Auflagen für Public Viewing:Warum die Fußball-EM am Nockherberg schon wieder vorbei ist

Paulaner am Nockherberg in München, 2016

Im Biergarten am Nockherberg (das Bild stammt aus der Zeit vor der Pandemie) gibt es etwa 1350 Plätze - also müsste beim Public Viewing auf Corona getestet und kontrolliert werden, selbst wenn viel weniger Gäste kommen. Der Aufwand? Enorm.

(Foto: Stephan Rumpf)

Kurz vorm EM-Start hat die Stadt strenge Auflagen fürs Public Viewing erlassen. Für den Biergarten-Betreiber Christian Schottenhamel macht das die Sache unrentabel. Er hat jetzt beschlossen: Die teure Leinwand bleibt schwarz.

Von David Wünschel

Im Paulaner-Biergarten am Nockherberg war alles für die EM vorbereitet: das Hygiene-Konzept ausgearbeitet, die Tische auseinandergestellt, die Leinwand aufgebaut. Um die Spiele zeigen zu können, habe er fast 35 000 Euro investiert, sagt Wirt Christian Schottenhamel. Und dann, einen Tag vor dem Eröffnungsspiel, hieß es aus dem Rathaus: Wenn es bei einer Fußballübertragung mehr als 1000 Plätze gibt, müssen alle Gäste entweder vollständig geimpft, genesen oder negativ getestet sein. Beim Eröffnungsspiel am Freitagabend zwischen Italien und der Türkei hätten die Leute sich am Eingang wahnsinnig geärgert, sagt Schottenhamel. Viele hätten sich umgedreht und seien wieder gegangen. Deshalb hat Schottenhamel jetzt beschlossen: Die teure Leinwand bleibt während der EM schwarz.

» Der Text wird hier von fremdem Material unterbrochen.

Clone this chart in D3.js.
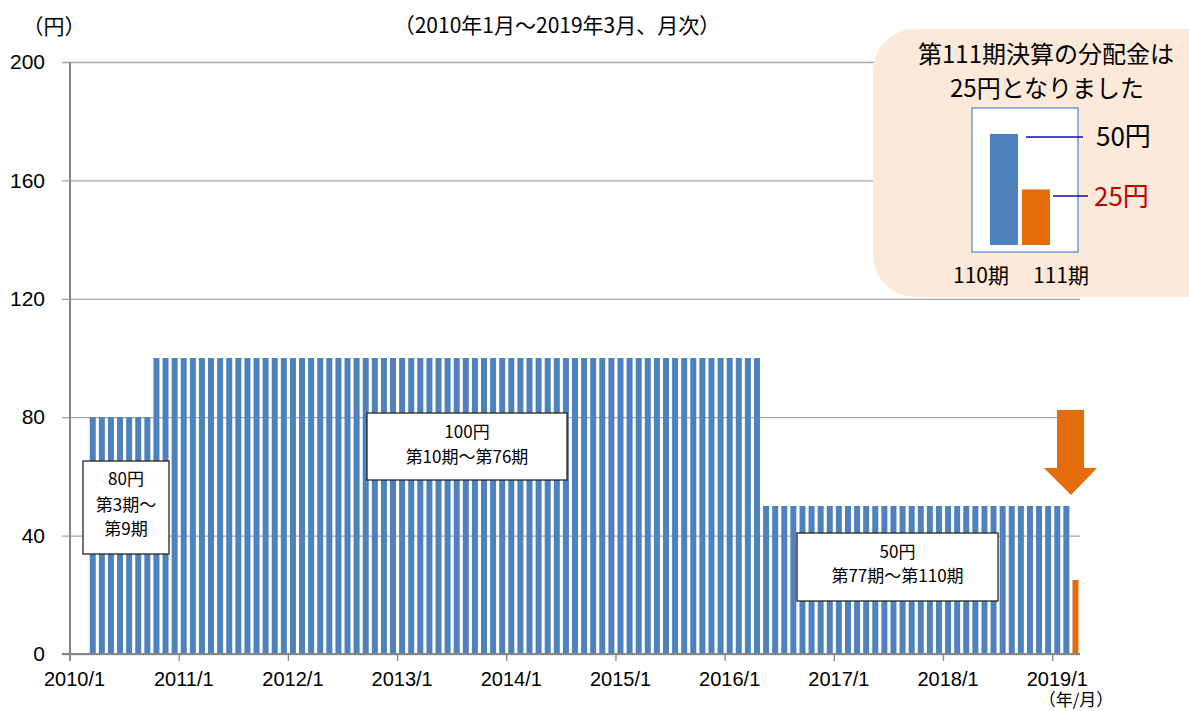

Die Testpflicht ist für Wirte wie Schottenhamel nichts Neues. Sie galt bereits vor einigen Wochen, als die Biergärten nach langer Pause wieder öffnen durften. Doch während die Gäste sich normalerweise über den Tag verteilen, kann es bei EM-Spielen vorkommen, dass innerhalb kurzer Zeit hunderte Menschen an die Tische wollen. Nach der kurzfristigen Entscheidung der Stadt hatte Schottenhamel sogar zwei Teststationen aufgebaut. Dennoch sei der große Andrang beim Eröffnungsspiel nicht zu bewältigen gewesen. Im Biergarten saßen dann deutlich weniger Besucher als geplant. "Da ist es für uns wirtschaftlich sinnvoller, keinen Fußball zu zeigen", sagt Schottenhamel.

Denn die von der Stadt verordnete Testpflicht orientiert sich nicht etwa an der Anzahl der Gäste, sondern an der Anzahl der Plätze. Weil diese im Nockherberg bei rund 1350 liegt, gilt die Testpflicht selbst dann, wenn deutlich weniger Besucher kommen. Im Augustiner Schützengarten führt diese Regel nun zu der merkwürdigen Situation, dass die Spiele zwar übertragen werden, statt der geplanten 3000 Gäste aber maximal 999 eingelassen werden. Allein der Hirschgarten will ab Dienstag alle EM-Spiele vor mehr als 1000 Besuchern zeigen - die aber natürlich alle geimpft, genesen oder getestet sein müssen.

Das Kreisverwaltungsreferat begründet die deutschlandweit einzigartige Regelung in einer Pressemitteilung unter anderem damit, dass Siege der Deutschen Nationalmannschaft "regelmäßig auch mit Alkoholkonsum begleitet" würden und deshalb mit einer "Nichteinhaltung der gebotenen Mindestabstände" zu rechnen sei. Grundlage für den Grenzwert von 1000 Plätzen sei die Bewertung des Gesundheitsreferats. Und dass die Entscheidung so kurzfristig getroffen worden sei, liege daran, dass die bayernweiten Corona-Regeln viele Detailfragen offen gelassen hätten.

Nockherberg-Wirt Schottenhamel kann die Entscheidung jedenfalls nicht nachvollziehen. Anders als auf der Leopoldstraße, die nach Spielen oft zur Feiermeile wird, gebe es bei ihm ein Hygienekonzept. Er wünscht sich deshalb, dass EM-Fans auch weiterhin in seinen Biergarten kommen. Die Spiele könne man ja zur Not auch auf einem Tablet schauen.